DENVER -- Esa Lindell and Tyler Seguin were sitting in the press box at Little Caesars Arena in Detroit on April 14, when the Dallas Stars were playing the Detroit Red Wings. Lindell was resting for the Stanley Cup Playoffs. Seguin was missing his 58th straight game with a hip injury.
They had played together for more than nine seasons. Still, Seguin had gained a new perspective on Lindell while out of the lineup.
“I told Esa [in Detroit] that I haven’t fully appreciated him over the years,” Seguin said. “I haven’t seen it as a player as much as I [have seen] it over the last months of watching on TV and being there and seeing the things he does.”
We all have a chance to fully appreciate Lindell as the Stars face the Colorado Avalanche in the Western Conference First Round. The best-of-7 series is tied entering Game 5 at American Airlines Center in Dallas on Monday (9:30 p.m. ET; Victory+, ESPN, ALT, SN360, SN, TVAS).
Miro Heiskanen, the Stars’ No. 1 defenseman, is out with a lower-body injury. That puts more pressure on -- and brings more attention to -- the rest of Dallas’ defense corps, especially Lindell and Thomas Harley
After leading the NHL in short-handed ice time (287:02) in the regular season, when the Stars ranked fourth in penalty killing (82.0 percent), Lindell leads the playoffs in short-handed time on ice (17:39). The Stars have gone 11-for-14 on the penalty kill against an elite power play.
In Games 2 and 3, they won in overtime after killing a penalty that carried over from the end of regulation into to the start of overtime. In Game 3, it was a double minor. One second after it expired, Lindell blocked a shot headed to an open net.
Although Colorado dominated Game 4, winning 4-0 at Ball Arena on Saturday, Lindell was not on the ice for a goal against.
The 30-year-old won’t sing his own praises much.
“I guess it’s cliché,” he said. “You can always be a little bit better, but I’ve liked the game I’ve played lately and through the season. Kind of the consistency has been my key and what I rely [on] and what I expect from myself. What that being in a good place, I think it helps the game a lot.”

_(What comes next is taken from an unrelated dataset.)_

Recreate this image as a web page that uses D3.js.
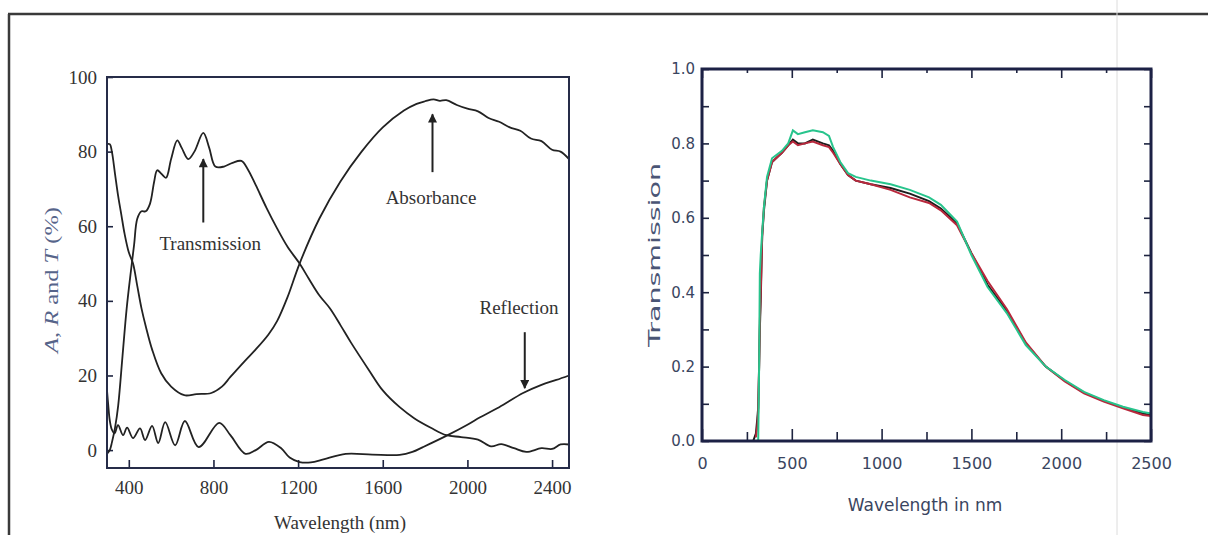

Lindell’s teammates and coaches love to sing his praises, though.
Harley brought up defensemen Jaccob Slavin of the Carolina Hurricanes, Gustav Forsling of the Florida Panthers and Chris Tanev of the Toronto Maple Leafs. Tanev was Lindell’s partner in Dallas during the playoffs last season.
“Esa should be in the conversation for best defensive defenseman in the NHL,” Harley said. “Like, you see guys like Slavin and Forsling getting all this love. He should be in that conversation. When the pairing last year was Esa and ‘Tanny,’ Tanny got a lot of love. Esa should be getting that.”
Goalie Jake Oettinger said Lindell is smart and inquisitive.
“I’ve never had a defenseman ask me questions and go back and forth with me as much as him,” Oettinger said. “He wants to know what I want out of him, I want to know what he’s expecting me to do, so we have a great communication, great friendship. He’s just a quiet leader. He’s not going to yell at guys. He’s not going to break his stick. But he leads by example, plays the right way.
“He’s not going to sell all the jerseys, but he’s going to be a big reason why we win.”
Stars coach Pete DeBoer said Lindell is always in the right place because of his high hockey IQ, and Lindell knows how to use his 6-foot-3, 217-pound frame.
“He’s a really underrated big, body strength guy,” DeBoer said. “Very few times he doesn’t come out of confrontations with the puck or battles with the puck. I think that’s probably the biggest thing.
“He’s such a nice guy off the ice, and he’s always smiling, and he’s like a gentle giant. And then you go in the corner with him, and most of the time he’s coming out with the puck. He’s got that quiet competitiveness.”
He's got what a Stanley Cup contender needs.
“He’s one of those invaluable guys that doesn’t take you out of your seat with his skill or his speed but is just quietly very effective in whatever situation you put him in,” DeBoer said. “Those guys are the glue and the meat of the teams that win. Everybody’s got those type of guys, and he’s one of those guys for us. It’s consistency. It’s competitiveness. It’s leadership, and it’s done in a quiet, understated way, but invaluable to our group.”